Records supplied:
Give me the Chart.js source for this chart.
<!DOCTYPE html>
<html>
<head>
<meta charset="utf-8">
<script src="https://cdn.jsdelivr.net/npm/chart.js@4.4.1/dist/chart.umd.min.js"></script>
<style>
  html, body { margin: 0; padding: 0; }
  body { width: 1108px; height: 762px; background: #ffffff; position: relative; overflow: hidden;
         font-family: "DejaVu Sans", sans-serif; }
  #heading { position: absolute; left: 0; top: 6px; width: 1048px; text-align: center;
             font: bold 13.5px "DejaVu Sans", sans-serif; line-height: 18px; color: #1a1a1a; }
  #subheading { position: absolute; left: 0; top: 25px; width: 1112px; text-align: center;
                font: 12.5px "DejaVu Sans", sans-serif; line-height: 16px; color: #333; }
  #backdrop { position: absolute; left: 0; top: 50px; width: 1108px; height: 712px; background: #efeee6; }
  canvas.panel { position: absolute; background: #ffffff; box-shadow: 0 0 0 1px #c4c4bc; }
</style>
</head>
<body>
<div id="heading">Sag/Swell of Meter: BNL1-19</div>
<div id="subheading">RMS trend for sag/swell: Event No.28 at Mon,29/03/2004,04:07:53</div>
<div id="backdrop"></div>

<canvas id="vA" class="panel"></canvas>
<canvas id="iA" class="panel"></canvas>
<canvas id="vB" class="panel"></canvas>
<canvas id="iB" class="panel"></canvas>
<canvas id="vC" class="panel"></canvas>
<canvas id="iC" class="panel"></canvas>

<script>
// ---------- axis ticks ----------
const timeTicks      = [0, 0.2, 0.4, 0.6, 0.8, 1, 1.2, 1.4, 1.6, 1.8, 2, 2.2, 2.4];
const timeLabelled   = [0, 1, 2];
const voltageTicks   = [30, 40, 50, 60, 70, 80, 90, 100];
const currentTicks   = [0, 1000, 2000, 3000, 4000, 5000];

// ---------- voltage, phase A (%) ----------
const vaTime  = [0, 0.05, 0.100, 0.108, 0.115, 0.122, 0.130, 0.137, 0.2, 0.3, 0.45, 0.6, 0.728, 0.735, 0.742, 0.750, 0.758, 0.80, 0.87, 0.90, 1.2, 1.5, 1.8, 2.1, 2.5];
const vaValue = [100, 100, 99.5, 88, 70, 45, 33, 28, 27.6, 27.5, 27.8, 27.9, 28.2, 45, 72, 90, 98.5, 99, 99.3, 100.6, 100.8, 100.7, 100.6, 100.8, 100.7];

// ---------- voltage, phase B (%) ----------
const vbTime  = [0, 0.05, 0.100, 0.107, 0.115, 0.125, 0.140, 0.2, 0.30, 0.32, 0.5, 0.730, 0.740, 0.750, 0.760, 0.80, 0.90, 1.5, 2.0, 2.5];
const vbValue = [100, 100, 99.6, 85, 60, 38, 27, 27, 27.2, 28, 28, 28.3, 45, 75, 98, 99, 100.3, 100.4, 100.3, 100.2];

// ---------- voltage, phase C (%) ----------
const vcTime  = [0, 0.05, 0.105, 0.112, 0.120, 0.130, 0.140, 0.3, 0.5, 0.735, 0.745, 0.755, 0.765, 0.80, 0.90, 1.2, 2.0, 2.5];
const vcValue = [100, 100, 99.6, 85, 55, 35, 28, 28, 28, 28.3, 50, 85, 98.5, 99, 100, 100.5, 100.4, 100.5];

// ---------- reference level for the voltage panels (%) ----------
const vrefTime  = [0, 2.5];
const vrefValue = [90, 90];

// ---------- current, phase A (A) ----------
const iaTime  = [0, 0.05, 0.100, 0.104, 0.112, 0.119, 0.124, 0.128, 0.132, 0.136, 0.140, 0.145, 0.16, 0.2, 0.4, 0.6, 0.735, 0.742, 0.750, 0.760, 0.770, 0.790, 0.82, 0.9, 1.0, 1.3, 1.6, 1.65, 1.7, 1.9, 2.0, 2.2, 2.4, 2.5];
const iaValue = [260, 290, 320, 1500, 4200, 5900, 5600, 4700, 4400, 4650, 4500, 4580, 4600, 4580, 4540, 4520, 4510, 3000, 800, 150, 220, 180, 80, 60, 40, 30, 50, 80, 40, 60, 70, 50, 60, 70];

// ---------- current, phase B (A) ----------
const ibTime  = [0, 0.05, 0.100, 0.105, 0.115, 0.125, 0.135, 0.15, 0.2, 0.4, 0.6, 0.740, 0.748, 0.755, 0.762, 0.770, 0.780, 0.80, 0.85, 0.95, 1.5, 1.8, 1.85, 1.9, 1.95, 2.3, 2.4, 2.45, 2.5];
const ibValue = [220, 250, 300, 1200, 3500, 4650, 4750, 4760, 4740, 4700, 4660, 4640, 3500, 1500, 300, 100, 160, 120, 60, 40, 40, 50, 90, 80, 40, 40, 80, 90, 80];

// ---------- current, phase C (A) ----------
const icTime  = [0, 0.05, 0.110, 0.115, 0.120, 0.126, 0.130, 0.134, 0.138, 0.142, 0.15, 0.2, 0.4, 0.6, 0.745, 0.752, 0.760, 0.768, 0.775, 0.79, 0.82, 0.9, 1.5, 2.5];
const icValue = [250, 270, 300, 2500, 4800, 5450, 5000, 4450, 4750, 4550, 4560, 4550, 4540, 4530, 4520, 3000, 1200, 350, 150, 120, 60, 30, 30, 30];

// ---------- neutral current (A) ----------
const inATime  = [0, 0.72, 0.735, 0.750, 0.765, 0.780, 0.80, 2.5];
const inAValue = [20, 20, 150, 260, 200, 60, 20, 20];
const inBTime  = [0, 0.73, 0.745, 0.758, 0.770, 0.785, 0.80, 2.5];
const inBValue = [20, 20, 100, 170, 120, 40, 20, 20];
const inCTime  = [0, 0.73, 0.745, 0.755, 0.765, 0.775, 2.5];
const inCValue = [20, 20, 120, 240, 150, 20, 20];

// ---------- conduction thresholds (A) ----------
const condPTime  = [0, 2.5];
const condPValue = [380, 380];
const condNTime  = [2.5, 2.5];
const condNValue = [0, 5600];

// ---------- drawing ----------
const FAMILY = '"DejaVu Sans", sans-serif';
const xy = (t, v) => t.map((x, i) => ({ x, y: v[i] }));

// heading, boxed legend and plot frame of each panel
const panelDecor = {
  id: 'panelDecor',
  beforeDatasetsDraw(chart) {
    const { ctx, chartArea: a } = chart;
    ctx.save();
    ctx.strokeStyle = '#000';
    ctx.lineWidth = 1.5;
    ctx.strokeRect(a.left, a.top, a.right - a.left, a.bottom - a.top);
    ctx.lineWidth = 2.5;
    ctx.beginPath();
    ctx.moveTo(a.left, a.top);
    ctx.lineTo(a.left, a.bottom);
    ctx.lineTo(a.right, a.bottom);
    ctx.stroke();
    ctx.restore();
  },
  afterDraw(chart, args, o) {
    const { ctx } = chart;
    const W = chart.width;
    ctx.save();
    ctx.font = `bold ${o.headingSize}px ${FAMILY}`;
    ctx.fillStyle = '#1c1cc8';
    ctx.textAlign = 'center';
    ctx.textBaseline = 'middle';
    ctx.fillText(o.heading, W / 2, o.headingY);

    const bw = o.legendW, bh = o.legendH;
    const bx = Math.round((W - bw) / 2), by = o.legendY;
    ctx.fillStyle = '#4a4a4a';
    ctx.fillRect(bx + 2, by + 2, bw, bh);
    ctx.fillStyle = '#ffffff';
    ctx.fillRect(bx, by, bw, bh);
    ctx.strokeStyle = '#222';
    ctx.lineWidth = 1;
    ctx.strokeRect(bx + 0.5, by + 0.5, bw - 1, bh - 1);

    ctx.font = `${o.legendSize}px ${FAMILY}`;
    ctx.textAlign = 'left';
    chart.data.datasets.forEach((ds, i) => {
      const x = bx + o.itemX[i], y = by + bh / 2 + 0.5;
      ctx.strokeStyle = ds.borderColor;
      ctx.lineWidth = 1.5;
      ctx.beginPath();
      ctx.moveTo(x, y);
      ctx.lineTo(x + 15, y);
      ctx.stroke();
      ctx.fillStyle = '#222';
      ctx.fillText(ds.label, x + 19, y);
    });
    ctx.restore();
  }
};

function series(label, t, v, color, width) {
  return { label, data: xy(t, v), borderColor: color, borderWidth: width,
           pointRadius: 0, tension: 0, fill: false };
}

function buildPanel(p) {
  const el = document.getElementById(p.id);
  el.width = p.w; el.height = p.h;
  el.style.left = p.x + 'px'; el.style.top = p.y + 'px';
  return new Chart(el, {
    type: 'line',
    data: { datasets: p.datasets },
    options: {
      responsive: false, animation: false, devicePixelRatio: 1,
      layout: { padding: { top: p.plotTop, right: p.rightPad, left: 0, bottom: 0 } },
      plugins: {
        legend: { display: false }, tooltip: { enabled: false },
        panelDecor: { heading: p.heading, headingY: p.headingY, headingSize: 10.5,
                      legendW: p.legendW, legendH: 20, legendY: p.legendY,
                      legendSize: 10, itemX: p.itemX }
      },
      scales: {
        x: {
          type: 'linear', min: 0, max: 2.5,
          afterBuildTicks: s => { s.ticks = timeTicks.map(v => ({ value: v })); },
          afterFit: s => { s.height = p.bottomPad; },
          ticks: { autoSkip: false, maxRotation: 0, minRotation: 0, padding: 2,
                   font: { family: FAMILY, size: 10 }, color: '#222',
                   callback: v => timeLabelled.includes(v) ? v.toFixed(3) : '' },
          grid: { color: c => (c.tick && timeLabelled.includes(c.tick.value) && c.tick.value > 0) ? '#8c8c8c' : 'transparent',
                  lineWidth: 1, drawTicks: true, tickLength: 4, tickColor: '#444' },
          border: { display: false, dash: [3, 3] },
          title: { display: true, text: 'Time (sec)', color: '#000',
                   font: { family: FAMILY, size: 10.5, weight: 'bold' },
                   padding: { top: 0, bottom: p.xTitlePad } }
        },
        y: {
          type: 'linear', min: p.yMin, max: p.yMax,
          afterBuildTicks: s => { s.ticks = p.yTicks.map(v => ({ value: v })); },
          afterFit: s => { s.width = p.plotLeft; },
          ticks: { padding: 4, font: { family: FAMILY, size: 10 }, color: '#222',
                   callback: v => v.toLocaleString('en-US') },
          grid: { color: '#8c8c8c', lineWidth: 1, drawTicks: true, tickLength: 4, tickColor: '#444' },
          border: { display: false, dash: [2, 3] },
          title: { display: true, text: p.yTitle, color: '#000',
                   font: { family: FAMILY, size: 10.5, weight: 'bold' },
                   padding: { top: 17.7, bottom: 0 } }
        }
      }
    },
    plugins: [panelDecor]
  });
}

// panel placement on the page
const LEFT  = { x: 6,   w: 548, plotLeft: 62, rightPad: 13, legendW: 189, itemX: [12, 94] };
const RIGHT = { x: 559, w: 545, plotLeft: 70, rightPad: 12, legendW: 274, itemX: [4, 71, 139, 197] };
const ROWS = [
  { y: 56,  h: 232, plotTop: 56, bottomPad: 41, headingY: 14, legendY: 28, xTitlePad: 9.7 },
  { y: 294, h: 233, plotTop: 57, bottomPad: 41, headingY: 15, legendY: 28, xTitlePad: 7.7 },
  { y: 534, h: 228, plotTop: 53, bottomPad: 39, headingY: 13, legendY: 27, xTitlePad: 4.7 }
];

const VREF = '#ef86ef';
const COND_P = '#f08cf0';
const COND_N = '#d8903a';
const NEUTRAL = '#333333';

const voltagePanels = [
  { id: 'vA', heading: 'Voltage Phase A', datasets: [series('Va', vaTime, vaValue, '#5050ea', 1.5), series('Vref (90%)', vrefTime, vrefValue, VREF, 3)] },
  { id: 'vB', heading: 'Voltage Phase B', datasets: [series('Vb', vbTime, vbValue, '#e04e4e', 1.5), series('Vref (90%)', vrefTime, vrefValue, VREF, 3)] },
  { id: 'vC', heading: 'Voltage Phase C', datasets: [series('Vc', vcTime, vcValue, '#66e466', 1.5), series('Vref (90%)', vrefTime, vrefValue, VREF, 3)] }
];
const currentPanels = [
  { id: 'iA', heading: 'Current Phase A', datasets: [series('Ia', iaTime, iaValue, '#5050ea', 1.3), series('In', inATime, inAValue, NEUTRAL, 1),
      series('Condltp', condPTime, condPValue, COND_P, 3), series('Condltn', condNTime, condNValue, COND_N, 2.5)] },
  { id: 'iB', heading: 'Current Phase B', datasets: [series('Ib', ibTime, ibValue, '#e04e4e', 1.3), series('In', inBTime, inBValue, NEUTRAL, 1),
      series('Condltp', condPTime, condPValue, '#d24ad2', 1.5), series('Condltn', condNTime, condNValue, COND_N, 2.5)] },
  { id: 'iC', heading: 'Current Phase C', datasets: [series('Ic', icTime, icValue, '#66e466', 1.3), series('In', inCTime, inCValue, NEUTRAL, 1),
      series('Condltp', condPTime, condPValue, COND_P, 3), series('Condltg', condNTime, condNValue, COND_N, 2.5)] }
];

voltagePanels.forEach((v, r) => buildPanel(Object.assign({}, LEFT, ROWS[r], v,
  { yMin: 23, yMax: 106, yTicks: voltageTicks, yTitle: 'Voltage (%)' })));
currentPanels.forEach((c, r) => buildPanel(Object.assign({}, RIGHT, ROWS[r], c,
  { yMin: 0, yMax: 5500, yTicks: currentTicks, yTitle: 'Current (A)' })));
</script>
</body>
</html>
...
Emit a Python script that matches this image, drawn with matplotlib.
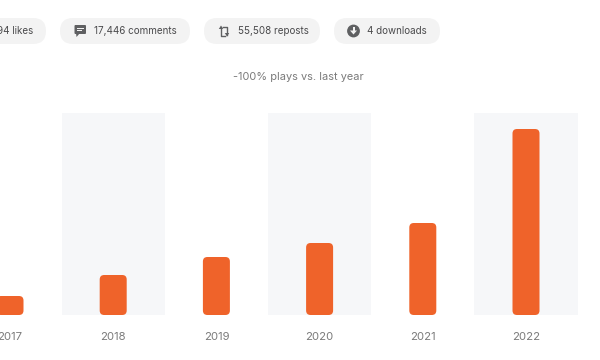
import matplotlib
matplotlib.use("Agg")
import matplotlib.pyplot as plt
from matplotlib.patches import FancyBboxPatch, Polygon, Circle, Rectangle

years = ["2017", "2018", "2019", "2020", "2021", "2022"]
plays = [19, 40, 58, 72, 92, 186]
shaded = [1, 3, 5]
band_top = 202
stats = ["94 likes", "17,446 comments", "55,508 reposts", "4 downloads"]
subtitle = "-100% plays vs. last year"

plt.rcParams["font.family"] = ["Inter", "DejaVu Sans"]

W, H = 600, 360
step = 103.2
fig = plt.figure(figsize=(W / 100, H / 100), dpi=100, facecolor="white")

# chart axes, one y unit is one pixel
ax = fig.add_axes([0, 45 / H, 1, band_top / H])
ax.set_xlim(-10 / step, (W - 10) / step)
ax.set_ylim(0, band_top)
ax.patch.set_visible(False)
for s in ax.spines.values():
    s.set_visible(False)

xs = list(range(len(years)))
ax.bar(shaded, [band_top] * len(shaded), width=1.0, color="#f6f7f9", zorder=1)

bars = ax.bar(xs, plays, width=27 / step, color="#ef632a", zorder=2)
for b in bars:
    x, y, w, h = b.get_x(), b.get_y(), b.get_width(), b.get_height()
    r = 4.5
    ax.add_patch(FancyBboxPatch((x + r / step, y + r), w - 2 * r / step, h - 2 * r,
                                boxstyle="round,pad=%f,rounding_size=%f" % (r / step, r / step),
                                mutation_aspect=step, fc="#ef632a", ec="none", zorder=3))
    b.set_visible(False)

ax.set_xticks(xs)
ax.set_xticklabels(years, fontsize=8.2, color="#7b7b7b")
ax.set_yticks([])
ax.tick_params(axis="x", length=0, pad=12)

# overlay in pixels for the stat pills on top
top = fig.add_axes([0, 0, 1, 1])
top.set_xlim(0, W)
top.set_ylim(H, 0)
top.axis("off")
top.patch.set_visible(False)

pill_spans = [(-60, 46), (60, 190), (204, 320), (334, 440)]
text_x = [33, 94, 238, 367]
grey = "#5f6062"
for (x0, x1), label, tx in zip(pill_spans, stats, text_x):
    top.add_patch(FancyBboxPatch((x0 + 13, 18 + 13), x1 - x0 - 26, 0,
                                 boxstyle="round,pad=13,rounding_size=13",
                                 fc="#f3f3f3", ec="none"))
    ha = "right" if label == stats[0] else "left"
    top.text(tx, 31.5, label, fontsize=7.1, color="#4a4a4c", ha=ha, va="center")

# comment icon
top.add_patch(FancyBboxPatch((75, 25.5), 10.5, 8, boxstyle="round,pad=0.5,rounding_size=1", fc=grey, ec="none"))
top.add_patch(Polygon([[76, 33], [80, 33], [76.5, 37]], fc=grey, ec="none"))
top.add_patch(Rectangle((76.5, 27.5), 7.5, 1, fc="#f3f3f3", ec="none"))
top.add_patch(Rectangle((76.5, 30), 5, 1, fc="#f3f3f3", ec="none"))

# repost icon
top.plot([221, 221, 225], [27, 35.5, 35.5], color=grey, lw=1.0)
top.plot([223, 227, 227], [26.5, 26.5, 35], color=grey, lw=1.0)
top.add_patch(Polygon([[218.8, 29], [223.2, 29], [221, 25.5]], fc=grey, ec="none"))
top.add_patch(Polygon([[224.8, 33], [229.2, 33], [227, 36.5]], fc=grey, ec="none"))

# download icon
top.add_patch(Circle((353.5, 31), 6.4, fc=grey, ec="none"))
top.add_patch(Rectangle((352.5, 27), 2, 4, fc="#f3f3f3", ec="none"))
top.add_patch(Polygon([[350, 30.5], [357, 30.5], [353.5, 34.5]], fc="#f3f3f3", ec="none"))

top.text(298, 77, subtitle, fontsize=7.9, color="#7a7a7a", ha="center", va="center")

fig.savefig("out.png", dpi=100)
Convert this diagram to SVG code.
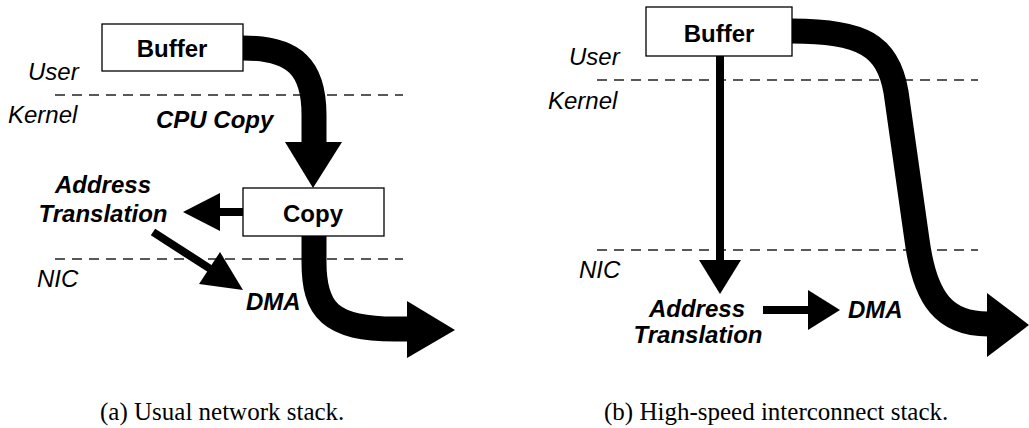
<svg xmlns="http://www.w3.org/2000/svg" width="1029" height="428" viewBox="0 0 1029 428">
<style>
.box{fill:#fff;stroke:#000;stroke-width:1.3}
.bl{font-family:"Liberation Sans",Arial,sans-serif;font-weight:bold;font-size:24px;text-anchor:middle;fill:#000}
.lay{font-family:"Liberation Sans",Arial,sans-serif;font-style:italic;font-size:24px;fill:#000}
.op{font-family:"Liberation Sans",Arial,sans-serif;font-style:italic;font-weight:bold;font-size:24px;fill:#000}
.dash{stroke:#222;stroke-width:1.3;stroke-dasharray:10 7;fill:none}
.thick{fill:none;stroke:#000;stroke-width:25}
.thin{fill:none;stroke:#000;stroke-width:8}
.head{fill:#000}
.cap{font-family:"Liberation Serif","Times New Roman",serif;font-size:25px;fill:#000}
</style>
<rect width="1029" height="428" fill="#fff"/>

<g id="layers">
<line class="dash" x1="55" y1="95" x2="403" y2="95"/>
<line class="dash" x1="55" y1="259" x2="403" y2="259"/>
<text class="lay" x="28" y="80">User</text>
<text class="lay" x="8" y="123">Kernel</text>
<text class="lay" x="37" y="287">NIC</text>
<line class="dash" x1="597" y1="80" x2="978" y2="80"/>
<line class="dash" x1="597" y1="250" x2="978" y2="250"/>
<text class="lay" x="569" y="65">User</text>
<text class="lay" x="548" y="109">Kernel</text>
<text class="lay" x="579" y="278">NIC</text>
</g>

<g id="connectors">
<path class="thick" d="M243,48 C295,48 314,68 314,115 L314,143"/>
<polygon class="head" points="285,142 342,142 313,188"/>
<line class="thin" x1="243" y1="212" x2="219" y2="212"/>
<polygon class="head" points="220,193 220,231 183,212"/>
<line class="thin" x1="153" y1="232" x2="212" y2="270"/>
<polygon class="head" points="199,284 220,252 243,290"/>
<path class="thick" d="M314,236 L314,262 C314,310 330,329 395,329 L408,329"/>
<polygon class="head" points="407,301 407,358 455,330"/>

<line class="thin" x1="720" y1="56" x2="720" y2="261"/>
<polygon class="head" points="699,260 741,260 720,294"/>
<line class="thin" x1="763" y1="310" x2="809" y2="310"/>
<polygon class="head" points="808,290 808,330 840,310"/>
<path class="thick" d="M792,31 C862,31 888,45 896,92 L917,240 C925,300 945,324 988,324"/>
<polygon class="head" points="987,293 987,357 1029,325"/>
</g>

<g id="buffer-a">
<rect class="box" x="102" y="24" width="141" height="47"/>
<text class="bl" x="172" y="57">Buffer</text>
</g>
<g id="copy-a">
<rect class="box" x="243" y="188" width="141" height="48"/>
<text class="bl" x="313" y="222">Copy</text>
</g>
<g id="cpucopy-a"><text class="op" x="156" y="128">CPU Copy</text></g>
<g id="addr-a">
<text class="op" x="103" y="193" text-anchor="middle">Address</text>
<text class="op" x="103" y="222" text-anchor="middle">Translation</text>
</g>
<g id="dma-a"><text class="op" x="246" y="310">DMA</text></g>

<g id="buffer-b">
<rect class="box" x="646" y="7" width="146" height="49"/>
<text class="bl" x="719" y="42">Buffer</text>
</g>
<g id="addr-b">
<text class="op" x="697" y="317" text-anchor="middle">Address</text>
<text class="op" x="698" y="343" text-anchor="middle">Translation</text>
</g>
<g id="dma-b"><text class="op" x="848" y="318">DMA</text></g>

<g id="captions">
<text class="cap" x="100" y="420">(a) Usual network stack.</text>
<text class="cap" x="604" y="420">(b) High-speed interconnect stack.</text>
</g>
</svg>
---
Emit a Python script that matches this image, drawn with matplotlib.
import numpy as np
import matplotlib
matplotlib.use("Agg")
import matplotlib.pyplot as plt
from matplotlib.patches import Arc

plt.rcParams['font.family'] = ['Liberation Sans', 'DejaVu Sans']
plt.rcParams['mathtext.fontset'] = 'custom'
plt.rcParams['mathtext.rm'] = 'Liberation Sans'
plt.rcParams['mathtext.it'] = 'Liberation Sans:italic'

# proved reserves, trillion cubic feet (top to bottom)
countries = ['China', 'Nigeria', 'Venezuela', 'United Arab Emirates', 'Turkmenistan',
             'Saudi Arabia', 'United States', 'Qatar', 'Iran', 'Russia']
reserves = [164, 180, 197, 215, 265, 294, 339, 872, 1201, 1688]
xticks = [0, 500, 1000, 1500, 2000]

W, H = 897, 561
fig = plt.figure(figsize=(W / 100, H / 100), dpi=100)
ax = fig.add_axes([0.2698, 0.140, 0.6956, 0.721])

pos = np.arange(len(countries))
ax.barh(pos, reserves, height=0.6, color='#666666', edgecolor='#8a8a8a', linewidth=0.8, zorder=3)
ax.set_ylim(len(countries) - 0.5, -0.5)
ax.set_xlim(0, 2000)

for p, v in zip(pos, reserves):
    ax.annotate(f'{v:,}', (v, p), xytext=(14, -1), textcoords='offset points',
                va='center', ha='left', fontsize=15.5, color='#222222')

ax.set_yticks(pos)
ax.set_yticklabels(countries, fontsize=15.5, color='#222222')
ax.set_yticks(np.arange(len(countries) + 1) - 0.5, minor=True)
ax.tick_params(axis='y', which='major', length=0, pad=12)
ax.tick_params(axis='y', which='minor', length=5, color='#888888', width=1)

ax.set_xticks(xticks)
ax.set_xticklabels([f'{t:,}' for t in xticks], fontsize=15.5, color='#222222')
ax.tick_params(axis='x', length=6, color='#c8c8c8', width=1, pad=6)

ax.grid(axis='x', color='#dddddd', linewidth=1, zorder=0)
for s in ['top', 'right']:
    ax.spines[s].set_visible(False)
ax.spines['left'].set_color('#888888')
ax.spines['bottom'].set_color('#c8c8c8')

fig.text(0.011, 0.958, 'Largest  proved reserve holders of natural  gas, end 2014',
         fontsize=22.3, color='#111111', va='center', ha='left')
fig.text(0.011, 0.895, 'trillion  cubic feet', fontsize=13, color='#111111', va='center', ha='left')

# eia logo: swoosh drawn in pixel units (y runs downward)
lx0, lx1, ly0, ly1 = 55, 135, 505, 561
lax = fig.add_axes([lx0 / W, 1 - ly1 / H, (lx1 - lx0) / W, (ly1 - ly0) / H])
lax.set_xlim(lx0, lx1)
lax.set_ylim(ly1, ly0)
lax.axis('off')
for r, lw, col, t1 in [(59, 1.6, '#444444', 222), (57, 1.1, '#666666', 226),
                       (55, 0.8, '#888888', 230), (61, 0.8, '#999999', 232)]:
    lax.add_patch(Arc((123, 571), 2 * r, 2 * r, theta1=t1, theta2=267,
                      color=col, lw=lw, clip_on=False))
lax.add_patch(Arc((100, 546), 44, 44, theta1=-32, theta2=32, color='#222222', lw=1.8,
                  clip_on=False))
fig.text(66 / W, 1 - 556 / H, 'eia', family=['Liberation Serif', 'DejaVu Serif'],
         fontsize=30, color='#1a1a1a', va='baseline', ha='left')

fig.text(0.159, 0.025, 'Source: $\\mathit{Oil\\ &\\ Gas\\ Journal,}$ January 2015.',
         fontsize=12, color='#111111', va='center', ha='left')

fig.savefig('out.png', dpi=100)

Task to carry out:
Lines holding the word "this" in the entries above are the ones to pull out. Copy them all.

Output of the task:
Give me the Chart.js source for this chart.
Emit a Python script that matches this image, drawn with matplotlib.
Convert this diagram to SVG code.
Emit a Python script that matches this image, drawn with matplotlib.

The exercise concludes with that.